From my practice I see that the most popular way to do SEO with a consultant or agency is to define a set of target terms and improve search position for those. The advantages of doing things this way are that it's easy to check progress and focus all available resources on reaching the goals. It's also convenient for the SEO agency because if they manage to reach the target positions (ideally reaching first page positions) then they have good case studies to present to other clients who have them same aproach to SEO.
If there is little to no competition on the terms the owner wants to rank better in search then doing ok SEO work delivers the wanted results and everyone is happy. Unfortunately there are fewer and fewer niches where reaching first page is easy. Things get a bit tough when competition is high, the competitors have better ranking and keep up their SEO efforts. For a term with 30+ well prepared competitors it's a challenge to reach first 3 pages in search results and as we all know second page in Google is the best place to hide a corpse because no one will look there. It's not really true as ranking in first 3 to 5 pages can still drive significant traffic to your website but the decrease page to page is steep.
The truth is that in some cases doing all you can within a reasonable budget (by reasonable I understand no more than it can be forcasted to obtain from reaching the target position) it's impossible to improve the position in an acceptable amount of time. Sometimes focusing on reaching such a hard goal can pay off but most of the time it doesn't make sense.
The main function of SEO is to drive organic search traffic to the site. If most of this traffic is qualified traffic and users spend minutes for average session on site and access severar URLs then the traffic will convert to more leads and ultimately sales. Starting from this point of view we can conclude that ranking well on a given search term is important because that term can drive a consistent chunk of the whole organic search traffic. But the site can rank well for a lot of lower search volume terms that summed up drive a lot more traffic than any high performance search term.
Focusing on lower volume search terms can be a very good strategy because improving the ranking for them it's easier and cheaper. The issue with this is that it takes a lot more work and research. It's easier to create content to build rank for 5-10 search terms and monitoring them than doing the same thing for 50-100 search terms. Taking into consideration the total amount of search terms the site is showing up for and from these focusing on the ones ranking well and driving traffic gives us a hawkeye view over the SEO performance of the website.
Researching a large number of lower volume search terms and improving the content to boost the ranking on most if not all of them is a challenge.
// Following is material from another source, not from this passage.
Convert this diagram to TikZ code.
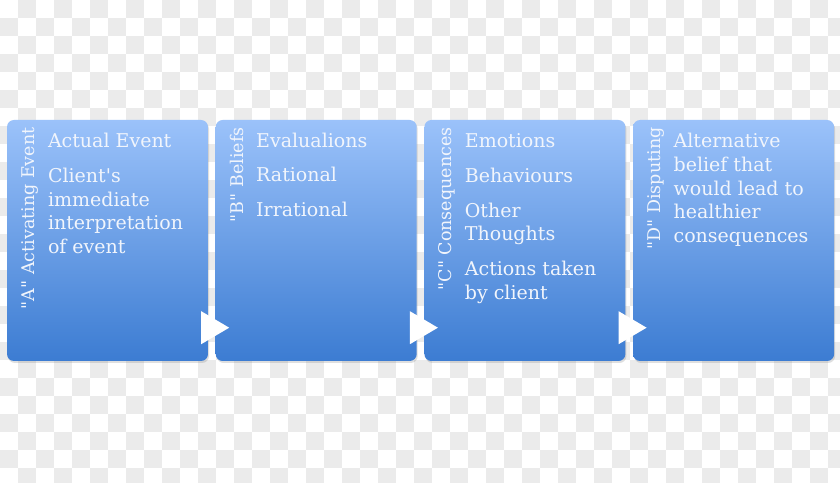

There is a lot of work to do and budget to invest in creating quality content in high quantity but in the end all the efforts pay off a lot more than focusing on the VIP search term.
Another downside of this approach is that the agency is less motivated to do this because it makes for a not so easy to present case study. The main selling point changes from "we made X website rank first for Y term and we can do the same for you" to "we made the organic search traffic of X website to increase k times and we cand fo the same for you". As an unique selling point it may not seem to be so different but the problem is that when getting to checking metrics is easier to show vanity metrics for VIP search terms than overall lower volume search terms.
On the upside, if you have good SEO for lower search volume terms there are good chances to rank better for those much wanted VIP terms.